MATERIAL PROVIDED =>
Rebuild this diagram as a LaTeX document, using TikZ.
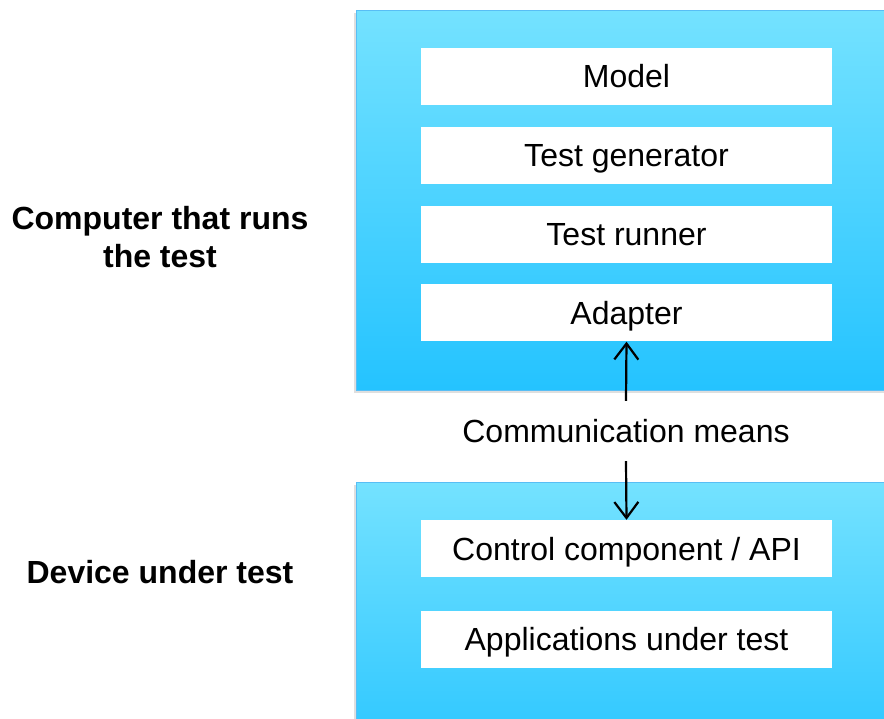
\documentclass[tikz,border=0pt]{standalone}
\usepackage{fontspec}
\setmainfont{Liberation Sans}
\usetikzlibrary{arrows.meta,shadows}
\definecolor{paneltop}{RGB}{116,226,255}
\definecolor{panelbot}{RGB}{36,195,255}
\definecolor{paneledge}{RGB}{88,190,245}
\tikzset{
  panel/.style={rectangle, draw=paneledge, line width=1.2pt, top color=paneltop, bottom color=panelbot,
    anchor=north west, inner sep=0pt,
    drop shadow={shadow xshift=-2.5pt, shadow yshift=-2.5pt, opacity=0.18, fill=black!70}},
  layer/.style={rectangle, fill=white, minimum width=411pt, minimum height=57pt, inner sep=0pt,
    text height=23pt, text depth=0pt, font=\fontsize{32}{38}\selectfont},
  sidelabel/.style={align=center, font=\fontsize{32}{38}\selectfont\bfseries},
  link/.style={line width=2.2pt, -{Straight Barb[length=16pt,width=24pt,line width=2.2pt]}}
}
\begin{document}
\begin{tikzpicture}[x=1pt, y=-1pt]
\useasboundingbox (0,0) rectangle (884,719);

% host computer panel
\node (host) [panel, minimum width=540pt, minimum height=380pt] at (356,10) {};
\node (model)   [layer] at (626.5,76.5)  {Model};
\node (gen)     [layer] at (626.5,155.5) {Test generator};
\node (runner)  [layer] at (626.5,234.5) {Test runner};
\node (adapter) [layer] at (626.5,313)   {Adapter};

% device panel
\node (device) [panel, minimum width=540pt, minimum height=300pt] at (356,482) {};
\node (ctrl) [layer] at (626.5,548.5) {Control component / API};
\node (apps) [layer] at (626.5,639)   {Applications under test};

% link between the two
\node (comm) [minimum height=60pt, inner sep=0pt, text height=23pt, text depth=0pt,
  font=\fontsize{32}{38}\selectfont] at (626,431) {Communication means};
\draw[link] (comm.north) -- (adapter.south);
\draw[link] (comm.south) -- (ctrl.north);

% side captions
\node (hostlabel) [sidelabel] at (160,237) {Computer that runs\\the test};
\node (devlabel)  [sidelabel] at (160,572) {Device under test};
\end{tikzpicture}
\end{document}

TASK TO COMPLETE =>
With all pictures left out, please transcribe exactly the lines from the start of the material through the line with "(comm.south) -- (ctrl.north);".

FINAL ANSWER =>
Rebuild this diagram as a LaTeX document, using TikZ.
\documentclass[tikz,border=0pt]{standalone}
\usepackage{fontspec}
\setmainfont{Liberation Sans}
\usetikzlibrary{arrows.meta,shadows}
\definecolor{paneltop}{RGB}{116,226,255}
\definecolor{panelbot}{RGB}{36,195,255}
\definecolor{paneledge}{RGB}{88,190,245}
\tikzset{
  panel/.style={rectangle, draw=paneledge, line width=1.2pt, top color=paneltop, bottom color=panelbot,
    anchor=north west, inner sep=0pt,
    drop shadow={shadow xshift=-2.5pt, shadow yshift=-2.5pt, opacity=0.18, fill=black!70}},
  layer/.style={rectangle, fill=white, minimum width=411pt, minimum height=57pt, inner sep=0pt,
    text height=23pt, text depth=0pt, font=\fontsize{32}{38}\selectfont},
  sidelabel/.style={align=center, font=\fontsize{32}{38}\selectfont\bfseries},
  link/.style={line width=2.2pt, -{Straight Barb[length=16pt,width=24pt,line width=2.2pt]}}
}
\begin{document}
\begin{tikzpicture}[x=1pt, y=-1pt]
\useasboundingbox (0,0) rectangle (884,719);

% host computer panel
\node (host) [panel, minimum width=540pt, minimum height=380pt] at (356,10) {};
\node (model)   [layer] at (626.5,76.5)  {Model};
\node (gen)     [layer] at (626.5,155.5) {Test generator};
\node (runner)  [layer] at (626.5,234.5) {Test runner};
\node (adapter) [layer] at (626.5,313)   {Adapter};

% device panel
\node (device) [panel, minimum width=540pt, minimum height=300pt] at (356,482) {};
\node (ctrl) [layer] at (626.5,548.5) {Control component / API};
\node (apps) [layer] at (626.5,639)   {Applications under test};

% link between the two
\node (comm) [minimum height=60pt, inner sep=0pt, text height=23pt, text depth=0pt,
  font=\fontsize{32}{38}\selectfont] at (626,431) {Communication means};
\draw[link] (comm.north) -- (adapter.south);
\draw[link] (comm.south) -- (ctrl.north);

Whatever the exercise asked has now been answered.